*Material provided*:
»»

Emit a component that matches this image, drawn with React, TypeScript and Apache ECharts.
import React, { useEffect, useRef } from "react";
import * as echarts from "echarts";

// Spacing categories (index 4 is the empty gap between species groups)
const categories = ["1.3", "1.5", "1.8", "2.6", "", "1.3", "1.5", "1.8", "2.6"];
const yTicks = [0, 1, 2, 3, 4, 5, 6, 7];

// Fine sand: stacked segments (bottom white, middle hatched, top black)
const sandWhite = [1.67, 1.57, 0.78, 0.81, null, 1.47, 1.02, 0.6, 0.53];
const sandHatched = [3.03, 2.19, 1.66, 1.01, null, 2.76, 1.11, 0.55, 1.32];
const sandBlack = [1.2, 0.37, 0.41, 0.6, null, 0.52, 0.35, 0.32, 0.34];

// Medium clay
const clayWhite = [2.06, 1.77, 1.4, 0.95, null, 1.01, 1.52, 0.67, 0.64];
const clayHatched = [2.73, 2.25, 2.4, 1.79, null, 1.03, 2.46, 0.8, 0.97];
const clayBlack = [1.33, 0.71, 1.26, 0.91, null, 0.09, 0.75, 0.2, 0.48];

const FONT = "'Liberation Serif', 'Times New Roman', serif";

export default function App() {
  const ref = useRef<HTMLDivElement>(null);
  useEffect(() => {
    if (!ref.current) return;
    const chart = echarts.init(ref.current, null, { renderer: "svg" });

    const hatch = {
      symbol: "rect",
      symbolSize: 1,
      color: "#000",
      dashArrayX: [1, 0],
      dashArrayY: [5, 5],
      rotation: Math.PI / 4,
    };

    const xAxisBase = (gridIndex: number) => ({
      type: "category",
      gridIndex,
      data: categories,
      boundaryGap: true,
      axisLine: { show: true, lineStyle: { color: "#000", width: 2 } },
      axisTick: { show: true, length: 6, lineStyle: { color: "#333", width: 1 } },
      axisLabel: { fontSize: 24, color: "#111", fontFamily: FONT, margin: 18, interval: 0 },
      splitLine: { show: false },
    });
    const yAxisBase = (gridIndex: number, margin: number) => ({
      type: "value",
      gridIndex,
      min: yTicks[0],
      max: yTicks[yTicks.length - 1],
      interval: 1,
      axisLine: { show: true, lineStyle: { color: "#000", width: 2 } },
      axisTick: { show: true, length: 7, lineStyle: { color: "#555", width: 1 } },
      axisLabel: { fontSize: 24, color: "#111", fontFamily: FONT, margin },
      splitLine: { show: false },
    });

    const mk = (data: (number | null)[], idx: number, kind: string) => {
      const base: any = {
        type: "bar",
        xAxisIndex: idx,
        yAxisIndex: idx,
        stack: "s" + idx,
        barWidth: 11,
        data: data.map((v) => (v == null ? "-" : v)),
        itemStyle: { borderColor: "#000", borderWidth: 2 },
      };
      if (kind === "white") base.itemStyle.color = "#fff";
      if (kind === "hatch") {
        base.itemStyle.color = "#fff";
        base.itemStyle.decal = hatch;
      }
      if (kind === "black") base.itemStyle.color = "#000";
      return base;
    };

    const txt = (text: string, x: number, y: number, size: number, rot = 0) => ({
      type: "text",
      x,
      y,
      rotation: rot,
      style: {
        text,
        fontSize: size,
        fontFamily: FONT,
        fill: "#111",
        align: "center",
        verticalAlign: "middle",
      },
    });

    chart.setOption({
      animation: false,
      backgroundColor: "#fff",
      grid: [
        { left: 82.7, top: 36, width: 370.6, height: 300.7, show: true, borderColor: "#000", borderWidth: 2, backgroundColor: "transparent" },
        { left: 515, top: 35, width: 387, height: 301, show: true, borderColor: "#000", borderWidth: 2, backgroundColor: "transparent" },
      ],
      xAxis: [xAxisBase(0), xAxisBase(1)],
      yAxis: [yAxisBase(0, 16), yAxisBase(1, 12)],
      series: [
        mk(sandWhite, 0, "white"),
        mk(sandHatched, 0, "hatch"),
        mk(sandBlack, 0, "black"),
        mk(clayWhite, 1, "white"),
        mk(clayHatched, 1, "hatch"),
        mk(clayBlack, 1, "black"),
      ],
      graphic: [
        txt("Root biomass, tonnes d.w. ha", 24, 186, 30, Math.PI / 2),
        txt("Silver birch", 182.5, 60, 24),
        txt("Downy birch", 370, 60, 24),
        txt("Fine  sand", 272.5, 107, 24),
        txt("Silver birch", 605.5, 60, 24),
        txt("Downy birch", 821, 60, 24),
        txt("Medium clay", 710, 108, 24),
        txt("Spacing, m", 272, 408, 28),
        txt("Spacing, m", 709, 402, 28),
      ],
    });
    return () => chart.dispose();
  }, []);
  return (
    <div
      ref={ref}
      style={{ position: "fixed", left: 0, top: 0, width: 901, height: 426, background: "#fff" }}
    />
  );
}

««
»»

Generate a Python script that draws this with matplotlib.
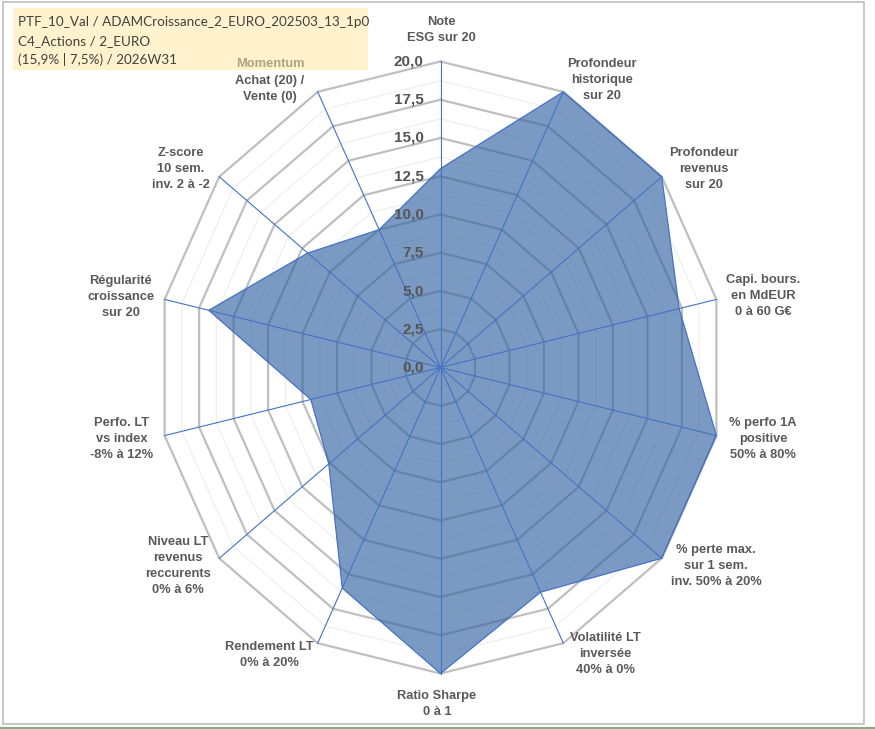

««

*Exercise instructions*:
Write out exactly the lines from the one with "Emit a component" through the one with "const yTicks = [0, 1, 2, 3, 4, 5, 6, 7];", including both, and no others.

*Answer below*:
Emit a component that matches this image, drawn with React, TypeScript and Apache ECharts.
import React, { useEffect, useRef } from "react";
import * as echarts from "echarts";

// Spacing categories (index 4 is the empty gap between species groups)
const categories = ["1.3", "1.5", "1.8", "2.6", "", "1.3", "1.5", "1.8", "2.6"];
const yTicks = [0, 1, 2, 3, 4, 5, 6, 7];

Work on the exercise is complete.